* Requirement *
Copy down every line where the string "this" shows up.

* Supplied material *
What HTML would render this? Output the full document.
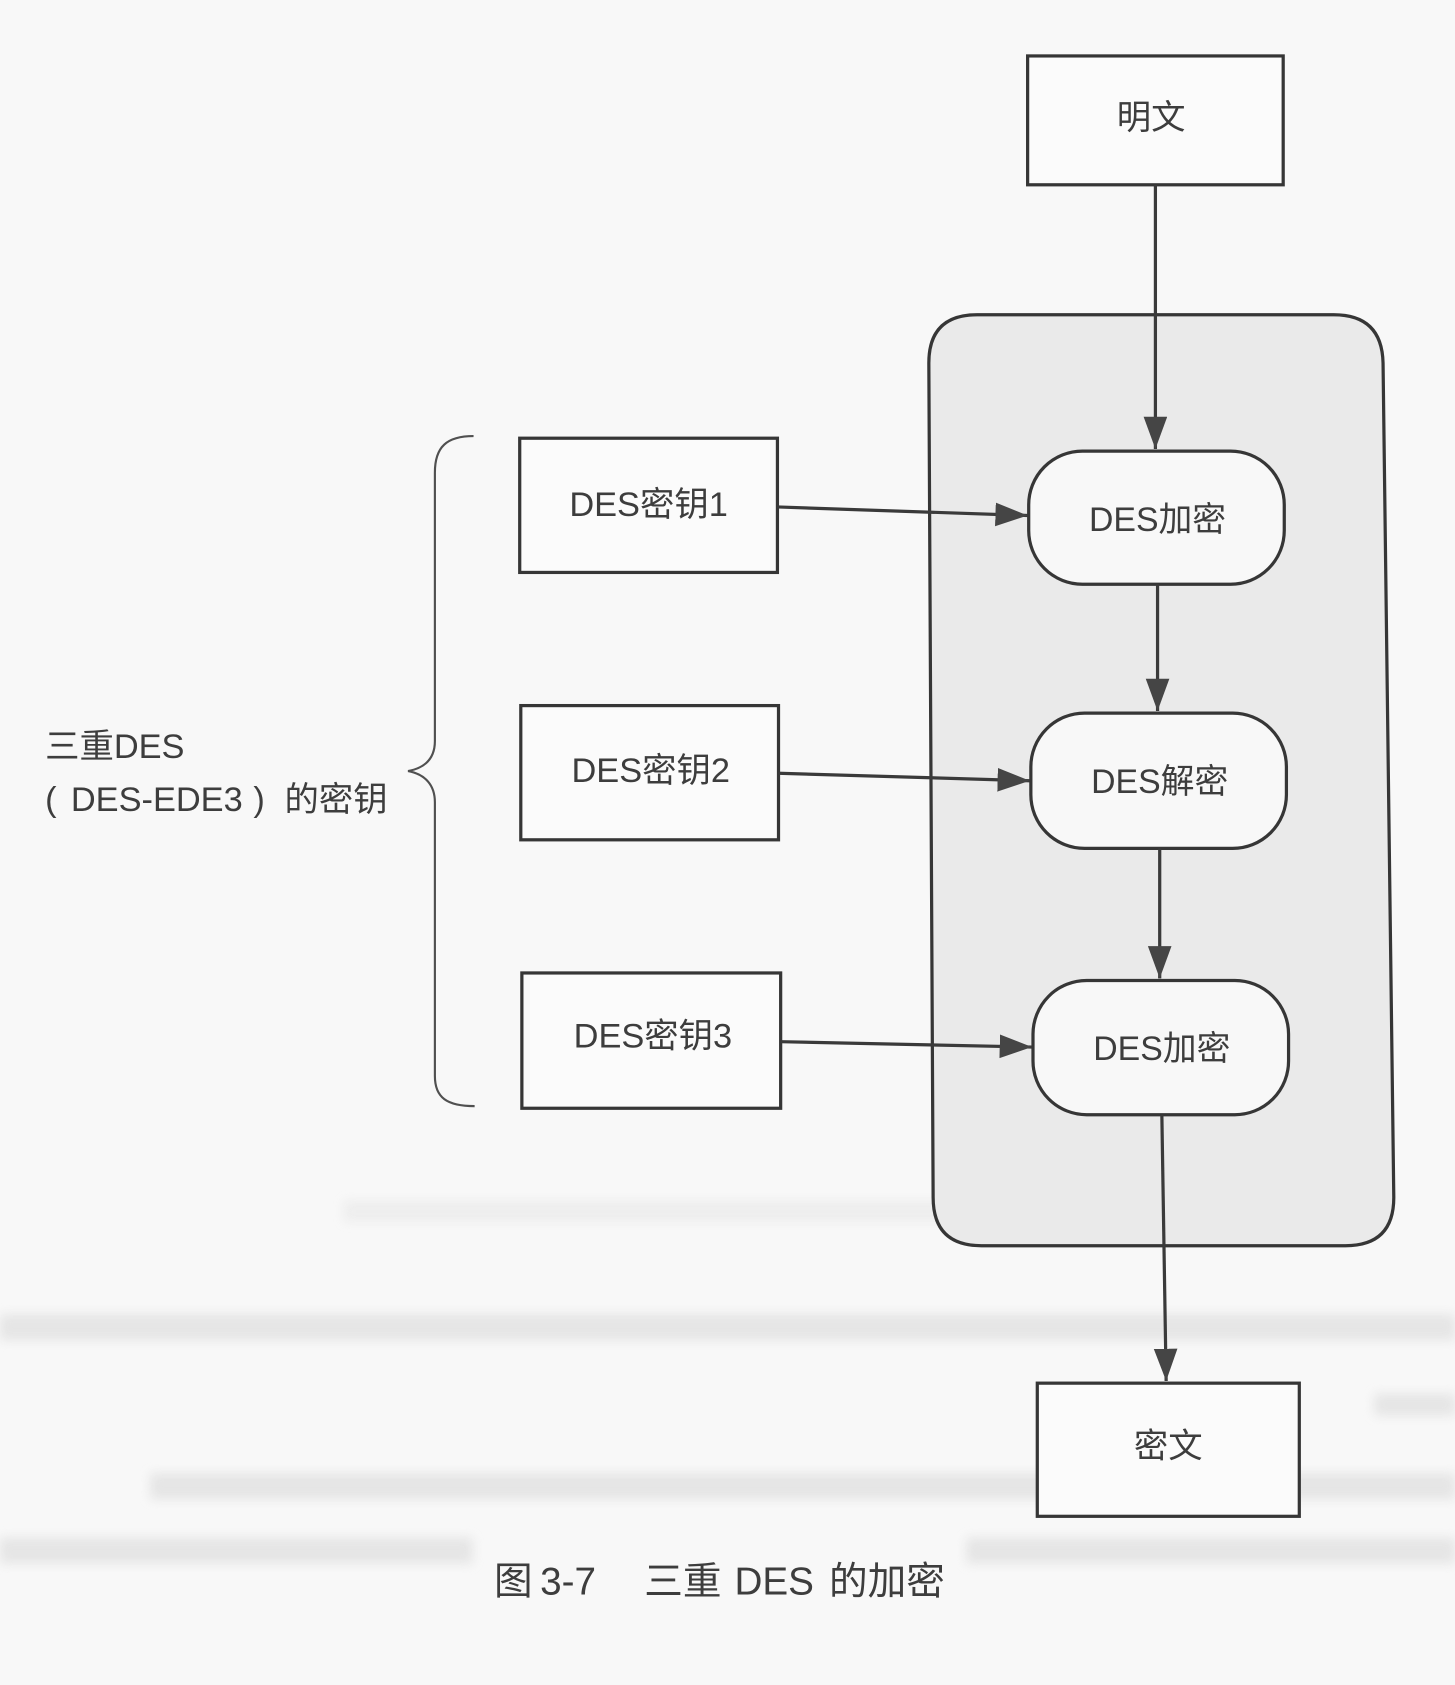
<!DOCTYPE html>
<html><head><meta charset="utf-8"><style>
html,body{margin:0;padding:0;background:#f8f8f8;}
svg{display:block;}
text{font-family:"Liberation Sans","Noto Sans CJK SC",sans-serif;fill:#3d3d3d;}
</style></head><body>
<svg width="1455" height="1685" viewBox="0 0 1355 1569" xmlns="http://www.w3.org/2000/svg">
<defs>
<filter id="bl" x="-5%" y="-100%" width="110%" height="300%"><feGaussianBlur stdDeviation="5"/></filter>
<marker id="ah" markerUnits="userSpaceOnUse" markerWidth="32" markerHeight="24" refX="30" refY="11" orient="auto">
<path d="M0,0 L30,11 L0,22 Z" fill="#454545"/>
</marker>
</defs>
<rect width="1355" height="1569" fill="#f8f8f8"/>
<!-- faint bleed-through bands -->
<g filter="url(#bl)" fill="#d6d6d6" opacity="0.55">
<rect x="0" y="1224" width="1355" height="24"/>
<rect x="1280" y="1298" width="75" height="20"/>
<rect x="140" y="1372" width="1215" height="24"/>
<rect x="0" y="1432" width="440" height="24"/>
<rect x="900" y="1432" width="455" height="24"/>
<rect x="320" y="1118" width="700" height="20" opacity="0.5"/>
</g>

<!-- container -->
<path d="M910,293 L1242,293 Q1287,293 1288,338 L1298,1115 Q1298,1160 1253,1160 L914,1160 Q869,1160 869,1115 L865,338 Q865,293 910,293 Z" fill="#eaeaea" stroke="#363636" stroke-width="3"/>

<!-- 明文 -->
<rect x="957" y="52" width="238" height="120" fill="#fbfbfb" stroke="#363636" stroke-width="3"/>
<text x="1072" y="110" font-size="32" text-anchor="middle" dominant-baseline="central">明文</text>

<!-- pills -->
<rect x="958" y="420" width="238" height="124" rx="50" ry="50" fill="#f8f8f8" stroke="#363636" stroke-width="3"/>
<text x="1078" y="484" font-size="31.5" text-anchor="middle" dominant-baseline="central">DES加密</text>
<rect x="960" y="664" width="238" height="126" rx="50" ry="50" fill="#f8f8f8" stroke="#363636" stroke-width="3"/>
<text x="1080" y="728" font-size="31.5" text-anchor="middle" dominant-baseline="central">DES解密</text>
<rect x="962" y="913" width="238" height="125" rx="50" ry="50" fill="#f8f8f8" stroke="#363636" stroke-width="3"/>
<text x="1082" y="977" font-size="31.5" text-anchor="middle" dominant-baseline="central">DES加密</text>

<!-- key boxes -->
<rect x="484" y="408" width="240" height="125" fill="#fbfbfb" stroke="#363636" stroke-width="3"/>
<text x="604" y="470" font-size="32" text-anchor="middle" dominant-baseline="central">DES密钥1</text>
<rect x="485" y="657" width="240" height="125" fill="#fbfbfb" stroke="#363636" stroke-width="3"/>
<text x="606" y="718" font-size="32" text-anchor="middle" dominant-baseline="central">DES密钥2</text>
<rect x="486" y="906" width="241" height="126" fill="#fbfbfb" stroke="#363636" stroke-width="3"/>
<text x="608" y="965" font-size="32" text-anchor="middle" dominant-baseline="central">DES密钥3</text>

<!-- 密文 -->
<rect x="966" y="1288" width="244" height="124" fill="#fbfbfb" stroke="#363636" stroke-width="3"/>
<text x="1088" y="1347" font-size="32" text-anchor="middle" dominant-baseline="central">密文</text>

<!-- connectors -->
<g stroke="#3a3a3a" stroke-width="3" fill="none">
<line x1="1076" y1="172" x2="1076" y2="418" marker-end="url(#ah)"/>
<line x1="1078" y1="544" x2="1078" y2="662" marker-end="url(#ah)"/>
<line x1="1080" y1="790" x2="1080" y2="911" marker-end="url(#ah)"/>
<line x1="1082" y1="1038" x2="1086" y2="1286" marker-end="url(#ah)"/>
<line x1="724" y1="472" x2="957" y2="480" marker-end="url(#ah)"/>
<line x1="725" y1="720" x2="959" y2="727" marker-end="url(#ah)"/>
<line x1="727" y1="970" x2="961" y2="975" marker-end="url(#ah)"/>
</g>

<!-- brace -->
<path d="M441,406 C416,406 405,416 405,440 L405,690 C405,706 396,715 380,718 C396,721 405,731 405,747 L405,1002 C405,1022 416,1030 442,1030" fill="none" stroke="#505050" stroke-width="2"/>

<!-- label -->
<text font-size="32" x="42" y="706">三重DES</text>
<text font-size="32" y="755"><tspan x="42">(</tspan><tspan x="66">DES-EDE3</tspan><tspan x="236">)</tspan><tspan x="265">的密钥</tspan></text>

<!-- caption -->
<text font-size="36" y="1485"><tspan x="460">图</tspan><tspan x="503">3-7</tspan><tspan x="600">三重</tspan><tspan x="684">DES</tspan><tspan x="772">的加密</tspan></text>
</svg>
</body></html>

==

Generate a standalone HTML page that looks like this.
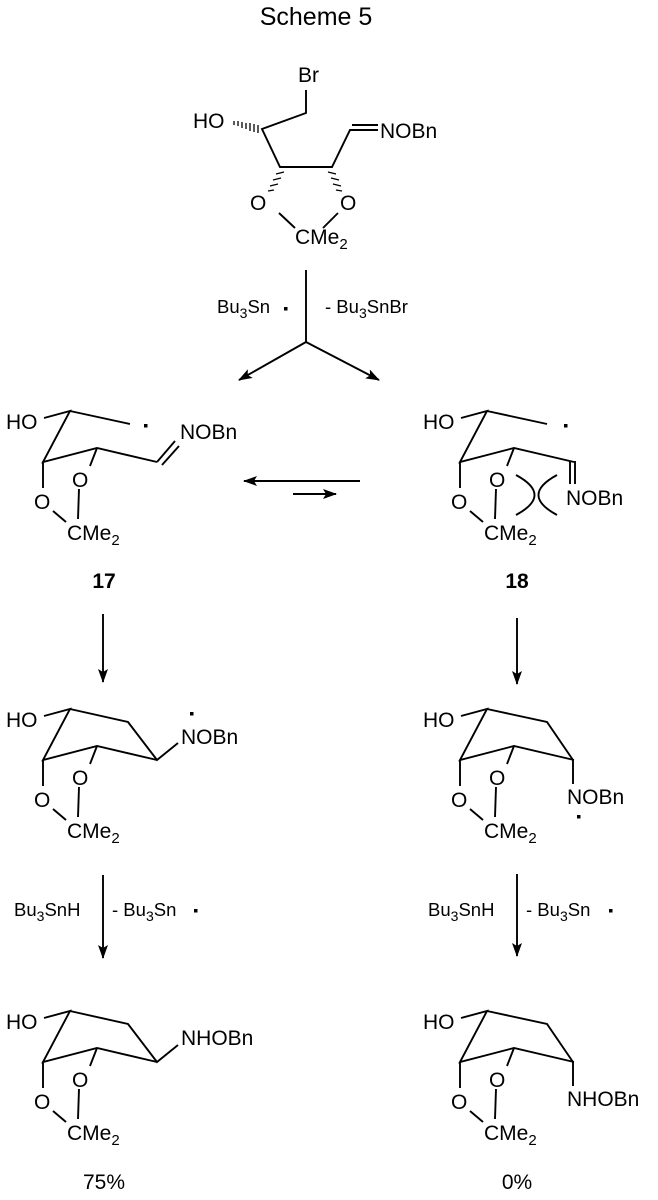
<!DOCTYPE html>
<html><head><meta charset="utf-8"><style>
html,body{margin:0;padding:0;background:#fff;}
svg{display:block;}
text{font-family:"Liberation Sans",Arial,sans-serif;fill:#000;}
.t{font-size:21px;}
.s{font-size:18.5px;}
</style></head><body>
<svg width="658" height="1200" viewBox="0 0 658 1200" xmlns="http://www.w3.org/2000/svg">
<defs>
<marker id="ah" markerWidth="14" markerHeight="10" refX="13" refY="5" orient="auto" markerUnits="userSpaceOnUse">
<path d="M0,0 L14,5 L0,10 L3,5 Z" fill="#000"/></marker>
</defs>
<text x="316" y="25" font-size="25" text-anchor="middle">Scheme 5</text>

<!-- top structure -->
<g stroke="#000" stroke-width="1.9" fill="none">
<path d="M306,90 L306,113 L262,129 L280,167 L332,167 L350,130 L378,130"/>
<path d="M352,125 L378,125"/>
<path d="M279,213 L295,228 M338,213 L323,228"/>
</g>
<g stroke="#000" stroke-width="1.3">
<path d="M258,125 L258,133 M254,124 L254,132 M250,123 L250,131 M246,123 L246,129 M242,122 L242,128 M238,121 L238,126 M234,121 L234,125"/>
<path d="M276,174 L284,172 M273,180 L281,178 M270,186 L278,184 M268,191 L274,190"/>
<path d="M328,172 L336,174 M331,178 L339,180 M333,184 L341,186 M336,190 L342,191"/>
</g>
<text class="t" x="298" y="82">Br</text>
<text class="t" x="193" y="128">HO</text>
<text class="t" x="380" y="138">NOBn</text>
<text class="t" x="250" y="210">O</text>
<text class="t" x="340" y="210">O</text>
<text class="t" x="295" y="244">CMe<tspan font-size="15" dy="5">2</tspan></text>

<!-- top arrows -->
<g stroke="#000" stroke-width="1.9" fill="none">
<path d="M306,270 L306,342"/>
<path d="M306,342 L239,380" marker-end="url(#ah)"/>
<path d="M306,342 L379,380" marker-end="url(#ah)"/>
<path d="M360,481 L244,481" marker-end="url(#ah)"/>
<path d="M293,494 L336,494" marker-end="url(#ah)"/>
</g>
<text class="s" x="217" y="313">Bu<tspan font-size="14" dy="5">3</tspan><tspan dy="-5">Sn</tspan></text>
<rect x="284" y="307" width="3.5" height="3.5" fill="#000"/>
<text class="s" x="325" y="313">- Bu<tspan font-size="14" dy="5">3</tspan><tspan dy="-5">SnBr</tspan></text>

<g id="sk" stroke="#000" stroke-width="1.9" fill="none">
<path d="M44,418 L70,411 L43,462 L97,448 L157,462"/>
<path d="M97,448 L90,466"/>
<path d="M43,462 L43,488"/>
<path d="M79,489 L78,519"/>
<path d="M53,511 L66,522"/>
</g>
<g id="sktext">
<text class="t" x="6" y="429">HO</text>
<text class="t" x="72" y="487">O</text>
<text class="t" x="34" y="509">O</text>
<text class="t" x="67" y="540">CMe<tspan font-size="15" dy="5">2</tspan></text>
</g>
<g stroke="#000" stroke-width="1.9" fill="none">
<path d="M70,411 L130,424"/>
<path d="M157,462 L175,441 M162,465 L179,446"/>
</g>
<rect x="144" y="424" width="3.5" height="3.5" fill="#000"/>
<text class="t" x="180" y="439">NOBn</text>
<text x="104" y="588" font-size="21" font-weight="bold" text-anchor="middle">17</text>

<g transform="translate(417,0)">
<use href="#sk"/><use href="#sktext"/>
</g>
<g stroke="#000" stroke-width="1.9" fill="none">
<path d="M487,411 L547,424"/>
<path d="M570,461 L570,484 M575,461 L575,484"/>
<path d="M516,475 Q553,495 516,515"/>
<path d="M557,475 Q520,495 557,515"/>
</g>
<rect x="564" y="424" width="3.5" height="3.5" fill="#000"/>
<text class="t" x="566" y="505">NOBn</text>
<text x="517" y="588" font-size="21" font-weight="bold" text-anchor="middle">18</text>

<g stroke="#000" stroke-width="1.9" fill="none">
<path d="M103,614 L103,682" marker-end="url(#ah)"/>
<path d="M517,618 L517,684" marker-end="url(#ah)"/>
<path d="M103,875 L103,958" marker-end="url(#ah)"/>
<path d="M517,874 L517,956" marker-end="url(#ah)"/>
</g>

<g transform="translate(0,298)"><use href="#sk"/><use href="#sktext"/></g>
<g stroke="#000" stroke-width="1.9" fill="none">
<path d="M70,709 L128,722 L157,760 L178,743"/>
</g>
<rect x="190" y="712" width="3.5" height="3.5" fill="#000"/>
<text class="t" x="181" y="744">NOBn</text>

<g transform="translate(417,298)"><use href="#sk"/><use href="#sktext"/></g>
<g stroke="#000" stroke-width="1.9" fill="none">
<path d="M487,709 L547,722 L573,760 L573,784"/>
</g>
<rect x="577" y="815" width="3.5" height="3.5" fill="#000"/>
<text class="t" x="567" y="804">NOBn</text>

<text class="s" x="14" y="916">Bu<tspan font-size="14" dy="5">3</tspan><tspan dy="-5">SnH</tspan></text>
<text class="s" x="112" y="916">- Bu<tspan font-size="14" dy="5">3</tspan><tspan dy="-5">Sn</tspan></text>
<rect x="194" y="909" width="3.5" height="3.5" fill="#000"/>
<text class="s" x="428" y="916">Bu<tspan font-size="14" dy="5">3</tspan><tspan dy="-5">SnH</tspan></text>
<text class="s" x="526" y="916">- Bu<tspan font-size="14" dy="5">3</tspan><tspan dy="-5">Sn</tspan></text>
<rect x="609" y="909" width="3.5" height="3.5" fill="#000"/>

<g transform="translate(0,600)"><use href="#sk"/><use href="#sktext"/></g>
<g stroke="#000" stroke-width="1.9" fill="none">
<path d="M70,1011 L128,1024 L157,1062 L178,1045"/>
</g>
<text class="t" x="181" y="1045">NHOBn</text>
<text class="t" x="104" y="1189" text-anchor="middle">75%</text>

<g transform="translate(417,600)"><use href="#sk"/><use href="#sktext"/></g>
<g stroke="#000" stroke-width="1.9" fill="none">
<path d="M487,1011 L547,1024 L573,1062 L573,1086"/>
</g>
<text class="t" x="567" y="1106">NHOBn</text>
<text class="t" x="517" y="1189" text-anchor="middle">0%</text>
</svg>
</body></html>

---

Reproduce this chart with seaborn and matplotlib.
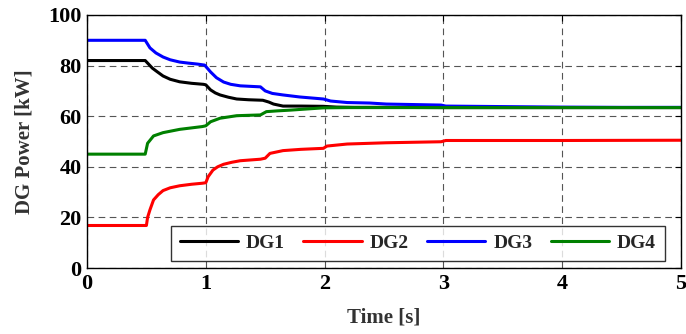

* The completed task *
What HTML would render this? Output the full document.
Generate a standalone HTML page that looks like this.
Reproduce this chart with seaborn and matplotlib.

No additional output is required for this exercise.